Two ways of calling default constructor

Question

I have the following code:

struct B
{
 //B() {}
 int x;
 int y;
};

void print(const B &b) 
{
 std::cout<<"x:"<<b.x<<std::endl;
 std::cout<<"y:"<<b.y<<std::endl;
 std::cout<<"--------"<<std::endl;
}

int main()
{
 B b1 = B(); //init1
 B b2; //init2

 print(b1);
 print(b2);

 return 0;
}

When I start program (vs2008, debug) I have the following output:

x:0
y:0
--------
x:-858993460
y:-858993460
--------

As you can see b1.x and b1.y have 0 value. why? What's difference between init1 and init2?

When I uncomment B constructor I have the following output:

x:-858993460
y:-858993460
--------
x:-858993460
y:-858993460
--------

Can somebody explain the reason of this behaviour? Tnx in advance.

Answer 1

Default constructor for POD types fills it with zeros. When you explicitly define your own constructor you are not initialize x and y and you'll get random values (in VS debug they are filled with exact values, but in release they will be random).

It is according to C++03 Standard 8.5/5:

<...>To value-initialize an object of type T means:
— if T is a class type (clause 9) with a user-declared constructor (12.1), then the default constructor for T is called (and the initialization is ill-formed if T has no accessible default constructor);
— if T is a non-union class type without a user-declared constructor, then every non-static data member and base-class component of T is value-initialized;
— if T is an array type, then each element is value-initialized;
— otherwise, the object is zero-initialized.

B() is a value-initialization of temporary which will be used in copy-initialization of b1.

In B b2 there is no initializer specified for an object, so according to C++03 Standard 8.5/9:

If no initializer is specified for an object, and the object is of (possibly cv-qualified) non-POD class type (or array thereof), the object shall be default-initialized; if the object is of const-qualified type, the underlying class type shall have a user-declared default constructor. Otherwise, if no initializer is specified for a non-static object, the object and its subobjects, if any, have an indeterminate initial value; if the object or any of its subobjects are of const-qualified type, the program is ill-formed.

To get zeros for b2 you could write B b2 = {};.

Answer 2

In both cases, this statement defines b1 and copy-intializes it from a value-initialized temporary B object.

B b1 = B();

When B doesn't have a user-declared constructor, value-initializing causes call of B's members to be value-initalized, and for simple types, such as int, this means zero-initializing.

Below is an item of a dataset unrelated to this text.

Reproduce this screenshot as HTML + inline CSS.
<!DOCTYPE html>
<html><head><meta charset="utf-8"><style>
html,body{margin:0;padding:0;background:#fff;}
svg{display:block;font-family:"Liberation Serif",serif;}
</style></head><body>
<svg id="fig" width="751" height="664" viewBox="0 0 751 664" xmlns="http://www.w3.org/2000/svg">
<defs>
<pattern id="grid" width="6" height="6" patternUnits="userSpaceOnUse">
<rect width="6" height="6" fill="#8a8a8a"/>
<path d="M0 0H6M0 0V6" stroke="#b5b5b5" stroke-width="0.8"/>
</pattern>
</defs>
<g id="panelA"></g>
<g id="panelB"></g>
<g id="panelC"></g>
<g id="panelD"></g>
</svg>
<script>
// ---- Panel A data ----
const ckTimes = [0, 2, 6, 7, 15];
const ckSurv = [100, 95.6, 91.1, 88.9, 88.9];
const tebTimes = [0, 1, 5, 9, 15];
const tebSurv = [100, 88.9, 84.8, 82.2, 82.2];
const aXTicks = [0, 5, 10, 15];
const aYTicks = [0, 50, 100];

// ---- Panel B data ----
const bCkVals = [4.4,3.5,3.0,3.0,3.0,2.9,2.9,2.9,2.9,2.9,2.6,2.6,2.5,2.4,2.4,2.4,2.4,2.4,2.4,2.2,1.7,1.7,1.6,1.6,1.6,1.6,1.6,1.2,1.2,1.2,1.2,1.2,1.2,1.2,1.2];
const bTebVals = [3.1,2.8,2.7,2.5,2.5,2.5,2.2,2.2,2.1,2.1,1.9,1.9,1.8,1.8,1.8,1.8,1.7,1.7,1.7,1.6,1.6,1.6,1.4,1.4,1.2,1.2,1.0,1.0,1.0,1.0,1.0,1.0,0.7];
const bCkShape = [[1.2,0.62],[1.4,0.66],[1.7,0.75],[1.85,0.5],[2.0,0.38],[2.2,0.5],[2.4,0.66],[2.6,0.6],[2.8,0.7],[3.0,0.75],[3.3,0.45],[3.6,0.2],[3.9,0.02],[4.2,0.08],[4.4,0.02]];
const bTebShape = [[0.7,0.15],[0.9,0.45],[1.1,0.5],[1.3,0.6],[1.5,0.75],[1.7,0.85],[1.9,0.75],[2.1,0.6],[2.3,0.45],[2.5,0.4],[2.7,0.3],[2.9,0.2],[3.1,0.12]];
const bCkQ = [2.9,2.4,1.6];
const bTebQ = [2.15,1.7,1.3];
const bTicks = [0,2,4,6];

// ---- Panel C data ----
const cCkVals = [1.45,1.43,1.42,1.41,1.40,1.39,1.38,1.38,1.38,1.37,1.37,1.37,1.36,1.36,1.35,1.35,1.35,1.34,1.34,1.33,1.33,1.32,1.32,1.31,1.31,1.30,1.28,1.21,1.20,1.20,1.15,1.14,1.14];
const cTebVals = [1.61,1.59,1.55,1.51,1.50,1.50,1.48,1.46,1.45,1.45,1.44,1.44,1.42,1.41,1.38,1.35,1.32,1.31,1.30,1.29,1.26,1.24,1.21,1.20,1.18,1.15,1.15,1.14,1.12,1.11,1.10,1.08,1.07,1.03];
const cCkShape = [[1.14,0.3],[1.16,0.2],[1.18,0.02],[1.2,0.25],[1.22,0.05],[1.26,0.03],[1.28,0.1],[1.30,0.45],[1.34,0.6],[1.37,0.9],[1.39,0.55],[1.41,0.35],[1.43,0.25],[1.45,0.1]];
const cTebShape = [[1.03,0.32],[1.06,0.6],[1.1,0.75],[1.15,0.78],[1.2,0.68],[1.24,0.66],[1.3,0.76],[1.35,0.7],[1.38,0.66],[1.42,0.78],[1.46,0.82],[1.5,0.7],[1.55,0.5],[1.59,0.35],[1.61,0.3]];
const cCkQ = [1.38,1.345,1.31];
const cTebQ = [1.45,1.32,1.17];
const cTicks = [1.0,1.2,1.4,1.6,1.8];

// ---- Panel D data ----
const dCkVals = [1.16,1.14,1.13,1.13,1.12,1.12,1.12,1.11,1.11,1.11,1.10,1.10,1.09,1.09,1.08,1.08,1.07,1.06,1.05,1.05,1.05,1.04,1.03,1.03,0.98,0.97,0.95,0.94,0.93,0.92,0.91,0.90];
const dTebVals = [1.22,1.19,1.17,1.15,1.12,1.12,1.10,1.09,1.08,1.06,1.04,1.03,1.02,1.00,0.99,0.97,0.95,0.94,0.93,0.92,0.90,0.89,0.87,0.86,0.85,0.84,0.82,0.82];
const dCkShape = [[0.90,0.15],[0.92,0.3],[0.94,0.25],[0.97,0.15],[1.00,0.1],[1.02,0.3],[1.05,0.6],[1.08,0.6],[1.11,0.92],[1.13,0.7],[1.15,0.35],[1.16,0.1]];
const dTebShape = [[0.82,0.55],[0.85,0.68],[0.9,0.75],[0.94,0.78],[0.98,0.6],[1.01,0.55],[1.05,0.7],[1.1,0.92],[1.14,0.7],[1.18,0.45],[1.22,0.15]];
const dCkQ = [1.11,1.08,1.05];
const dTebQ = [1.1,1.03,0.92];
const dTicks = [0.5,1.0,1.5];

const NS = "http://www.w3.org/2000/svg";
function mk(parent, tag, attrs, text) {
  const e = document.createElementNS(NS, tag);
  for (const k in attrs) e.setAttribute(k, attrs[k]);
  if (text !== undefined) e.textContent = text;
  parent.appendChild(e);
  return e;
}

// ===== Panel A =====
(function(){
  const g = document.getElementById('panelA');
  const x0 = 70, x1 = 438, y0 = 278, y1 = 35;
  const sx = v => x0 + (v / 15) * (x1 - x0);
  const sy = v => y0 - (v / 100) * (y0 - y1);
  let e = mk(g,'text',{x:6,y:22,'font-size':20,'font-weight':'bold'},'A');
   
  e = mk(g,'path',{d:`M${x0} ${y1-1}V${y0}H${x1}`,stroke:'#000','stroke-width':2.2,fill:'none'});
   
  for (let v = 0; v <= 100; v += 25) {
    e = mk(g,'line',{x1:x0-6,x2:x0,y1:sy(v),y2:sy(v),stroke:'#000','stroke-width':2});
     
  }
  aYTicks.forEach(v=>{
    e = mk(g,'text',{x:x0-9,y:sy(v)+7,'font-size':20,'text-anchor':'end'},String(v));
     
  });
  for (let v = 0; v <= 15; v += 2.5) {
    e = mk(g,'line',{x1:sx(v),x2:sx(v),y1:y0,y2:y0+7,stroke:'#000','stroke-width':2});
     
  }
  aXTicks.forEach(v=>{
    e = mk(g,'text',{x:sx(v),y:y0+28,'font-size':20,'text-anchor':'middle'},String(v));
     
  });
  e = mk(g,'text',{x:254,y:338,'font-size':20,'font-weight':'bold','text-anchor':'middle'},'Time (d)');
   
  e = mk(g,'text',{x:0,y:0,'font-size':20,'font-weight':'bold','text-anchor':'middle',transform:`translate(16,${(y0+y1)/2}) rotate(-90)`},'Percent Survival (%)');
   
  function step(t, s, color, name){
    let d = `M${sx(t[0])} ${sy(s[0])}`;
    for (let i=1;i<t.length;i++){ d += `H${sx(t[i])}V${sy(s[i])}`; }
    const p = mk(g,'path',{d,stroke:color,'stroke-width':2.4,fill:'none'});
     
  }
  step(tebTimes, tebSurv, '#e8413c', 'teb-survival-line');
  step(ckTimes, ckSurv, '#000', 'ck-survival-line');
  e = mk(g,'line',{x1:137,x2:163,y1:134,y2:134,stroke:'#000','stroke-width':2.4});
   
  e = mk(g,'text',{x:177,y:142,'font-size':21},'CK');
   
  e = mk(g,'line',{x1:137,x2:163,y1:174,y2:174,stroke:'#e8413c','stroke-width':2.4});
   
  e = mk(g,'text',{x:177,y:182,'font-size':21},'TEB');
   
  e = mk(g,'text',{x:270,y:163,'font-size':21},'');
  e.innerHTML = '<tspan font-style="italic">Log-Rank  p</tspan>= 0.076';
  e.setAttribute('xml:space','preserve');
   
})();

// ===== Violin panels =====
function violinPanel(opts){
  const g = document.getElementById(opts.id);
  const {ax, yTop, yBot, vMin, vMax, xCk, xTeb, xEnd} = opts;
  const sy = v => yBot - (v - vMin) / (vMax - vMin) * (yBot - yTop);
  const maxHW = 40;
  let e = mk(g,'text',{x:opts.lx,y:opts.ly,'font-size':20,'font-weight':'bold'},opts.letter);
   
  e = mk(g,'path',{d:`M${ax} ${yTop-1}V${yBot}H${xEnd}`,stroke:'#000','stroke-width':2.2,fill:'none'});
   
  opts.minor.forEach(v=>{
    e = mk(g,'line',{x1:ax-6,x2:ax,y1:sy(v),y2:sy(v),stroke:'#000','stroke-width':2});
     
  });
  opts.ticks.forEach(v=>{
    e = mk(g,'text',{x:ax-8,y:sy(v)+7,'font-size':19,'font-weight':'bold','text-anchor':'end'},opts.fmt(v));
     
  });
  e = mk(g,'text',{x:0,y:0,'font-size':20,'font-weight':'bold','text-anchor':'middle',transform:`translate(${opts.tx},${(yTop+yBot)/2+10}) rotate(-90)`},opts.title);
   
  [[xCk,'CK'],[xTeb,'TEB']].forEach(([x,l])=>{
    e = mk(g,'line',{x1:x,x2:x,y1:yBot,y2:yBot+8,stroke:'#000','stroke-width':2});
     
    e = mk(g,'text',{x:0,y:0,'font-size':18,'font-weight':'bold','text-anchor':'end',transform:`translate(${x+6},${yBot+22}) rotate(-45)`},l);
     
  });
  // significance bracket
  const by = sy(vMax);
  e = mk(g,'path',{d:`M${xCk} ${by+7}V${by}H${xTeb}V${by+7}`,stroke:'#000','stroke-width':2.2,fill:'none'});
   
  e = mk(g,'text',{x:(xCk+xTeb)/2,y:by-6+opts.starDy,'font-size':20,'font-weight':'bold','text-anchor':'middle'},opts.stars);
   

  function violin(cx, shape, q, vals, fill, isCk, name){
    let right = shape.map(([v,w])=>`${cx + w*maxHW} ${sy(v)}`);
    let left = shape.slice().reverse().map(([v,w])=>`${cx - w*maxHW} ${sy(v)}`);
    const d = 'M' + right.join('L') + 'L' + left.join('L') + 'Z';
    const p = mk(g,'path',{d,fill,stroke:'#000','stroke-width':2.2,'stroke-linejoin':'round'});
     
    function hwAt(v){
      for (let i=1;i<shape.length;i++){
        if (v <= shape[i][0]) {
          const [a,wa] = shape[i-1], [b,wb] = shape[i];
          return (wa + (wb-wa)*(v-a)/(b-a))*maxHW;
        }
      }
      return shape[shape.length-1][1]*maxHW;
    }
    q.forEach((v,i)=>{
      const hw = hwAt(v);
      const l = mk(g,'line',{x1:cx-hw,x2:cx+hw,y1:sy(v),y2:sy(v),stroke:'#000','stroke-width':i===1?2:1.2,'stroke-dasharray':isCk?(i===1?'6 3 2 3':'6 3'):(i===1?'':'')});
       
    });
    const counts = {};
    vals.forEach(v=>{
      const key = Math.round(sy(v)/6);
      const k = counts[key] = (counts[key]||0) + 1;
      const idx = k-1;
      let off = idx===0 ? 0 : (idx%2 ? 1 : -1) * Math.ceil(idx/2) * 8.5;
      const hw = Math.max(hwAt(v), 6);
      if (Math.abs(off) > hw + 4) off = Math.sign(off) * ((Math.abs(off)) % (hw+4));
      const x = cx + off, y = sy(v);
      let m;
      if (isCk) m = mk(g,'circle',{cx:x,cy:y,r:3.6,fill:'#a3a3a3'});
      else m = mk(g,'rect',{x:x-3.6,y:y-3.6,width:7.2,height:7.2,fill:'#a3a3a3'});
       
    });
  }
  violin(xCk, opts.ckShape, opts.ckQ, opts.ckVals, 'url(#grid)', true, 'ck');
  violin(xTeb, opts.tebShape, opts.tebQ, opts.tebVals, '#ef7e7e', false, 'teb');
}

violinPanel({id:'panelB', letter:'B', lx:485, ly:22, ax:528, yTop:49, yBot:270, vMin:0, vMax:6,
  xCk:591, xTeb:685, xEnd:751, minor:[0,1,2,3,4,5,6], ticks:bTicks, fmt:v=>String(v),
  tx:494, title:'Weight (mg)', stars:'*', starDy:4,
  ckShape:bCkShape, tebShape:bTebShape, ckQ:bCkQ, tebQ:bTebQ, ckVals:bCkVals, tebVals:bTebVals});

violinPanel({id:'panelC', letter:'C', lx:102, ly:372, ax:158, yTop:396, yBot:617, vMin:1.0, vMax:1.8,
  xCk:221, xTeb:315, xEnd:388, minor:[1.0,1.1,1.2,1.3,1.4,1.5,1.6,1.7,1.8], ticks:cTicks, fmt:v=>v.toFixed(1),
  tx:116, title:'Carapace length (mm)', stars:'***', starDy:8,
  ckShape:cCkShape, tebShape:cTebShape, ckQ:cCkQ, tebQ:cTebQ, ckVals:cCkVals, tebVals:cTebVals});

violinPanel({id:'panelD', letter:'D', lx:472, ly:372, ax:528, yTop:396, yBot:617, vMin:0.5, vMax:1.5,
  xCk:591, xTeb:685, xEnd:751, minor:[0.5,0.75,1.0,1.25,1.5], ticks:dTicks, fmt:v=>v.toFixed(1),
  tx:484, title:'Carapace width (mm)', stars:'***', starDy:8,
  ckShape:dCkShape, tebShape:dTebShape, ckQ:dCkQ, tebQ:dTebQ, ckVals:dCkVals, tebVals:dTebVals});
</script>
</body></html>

When B does have a user-declared constructor, value-initializing tries to call the default constructor. If the members x and y are not listed in the constructor initializer list, then they are left uninitialized.

B b2;

In functions, local objects of POD-type without an initializer are left uninitialized. When you don't define a constructor for B, it is a POD-class so this applies and the values of b2.x and b2.y have indeterminate values.

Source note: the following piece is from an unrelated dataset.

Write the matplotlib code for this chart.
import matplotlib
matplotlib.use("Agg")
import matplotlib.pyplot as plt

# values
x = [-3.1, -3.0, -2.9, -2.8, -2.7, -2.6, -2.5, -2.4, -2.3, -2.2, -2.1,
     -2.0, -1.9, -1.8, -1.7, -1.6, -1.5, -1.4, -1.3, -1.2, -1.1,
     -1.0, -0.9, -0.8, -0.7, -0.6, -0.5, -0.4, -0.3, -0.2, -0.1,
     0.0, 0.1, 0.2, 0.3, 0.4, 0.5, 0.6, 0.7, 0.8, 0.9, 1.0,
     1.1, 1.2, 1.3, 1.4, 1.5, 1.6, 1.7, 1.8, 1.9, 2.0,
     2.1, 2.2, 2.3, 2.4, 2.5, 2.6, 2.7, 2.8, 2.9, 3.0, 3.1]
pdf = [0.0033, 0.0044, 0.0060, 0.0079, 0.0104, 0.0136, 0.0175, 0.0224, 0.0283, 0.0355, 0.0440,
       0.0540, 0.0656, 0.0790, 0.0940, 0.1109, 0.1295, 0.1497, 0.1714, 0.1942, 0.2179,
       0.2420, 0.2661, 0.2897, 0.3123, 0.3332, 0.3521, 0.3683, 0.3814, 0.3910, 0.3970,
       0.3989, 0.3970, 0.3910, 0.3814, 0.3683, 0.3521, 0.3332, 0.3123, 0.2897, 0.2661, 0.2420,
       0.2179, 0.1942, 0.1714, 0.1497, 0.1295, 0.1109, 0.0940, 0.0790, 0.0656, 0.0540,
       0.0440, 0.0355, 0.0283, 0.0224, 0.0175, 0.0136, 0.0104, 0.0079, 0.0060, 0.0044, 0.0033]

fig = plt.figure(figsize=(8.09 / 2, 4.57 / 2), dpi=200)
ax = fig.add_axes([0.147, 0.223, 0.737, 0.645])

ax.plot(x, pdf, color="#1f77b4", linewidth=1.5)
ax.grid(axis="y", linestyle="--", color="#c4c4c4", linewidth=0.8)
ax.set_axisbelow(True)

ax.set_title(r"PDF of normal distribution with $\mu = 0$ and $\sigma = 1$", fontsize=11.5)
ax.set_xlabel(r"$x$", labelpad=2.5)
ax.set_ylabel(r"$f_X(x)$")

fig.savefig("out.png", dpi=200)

If the object is of non-POD class type, then it is default-initialized, but if this calls a constructor which leaves its members uninitialized then this makes no difference.

Answer 3

This is value-initialization versus no initialization. If you write

B b1 = B();

you get copy-initialization with a "value-initialized" temporary -- B(). Value-initialization of class-type objects invokes a user-defined constructor (if existant) or otherwise value-initializes the members. Value-initialization of scalar type objects is equivalent to zero-initialization. When you declare your own constructor that doesn't do anything, your scalar members are not initialized.

B b1;

is a default-initialization or no initialization at all (depending on B).

The exact initialization rules are rather complicated. See C++ standard section 8.5 "Initializers".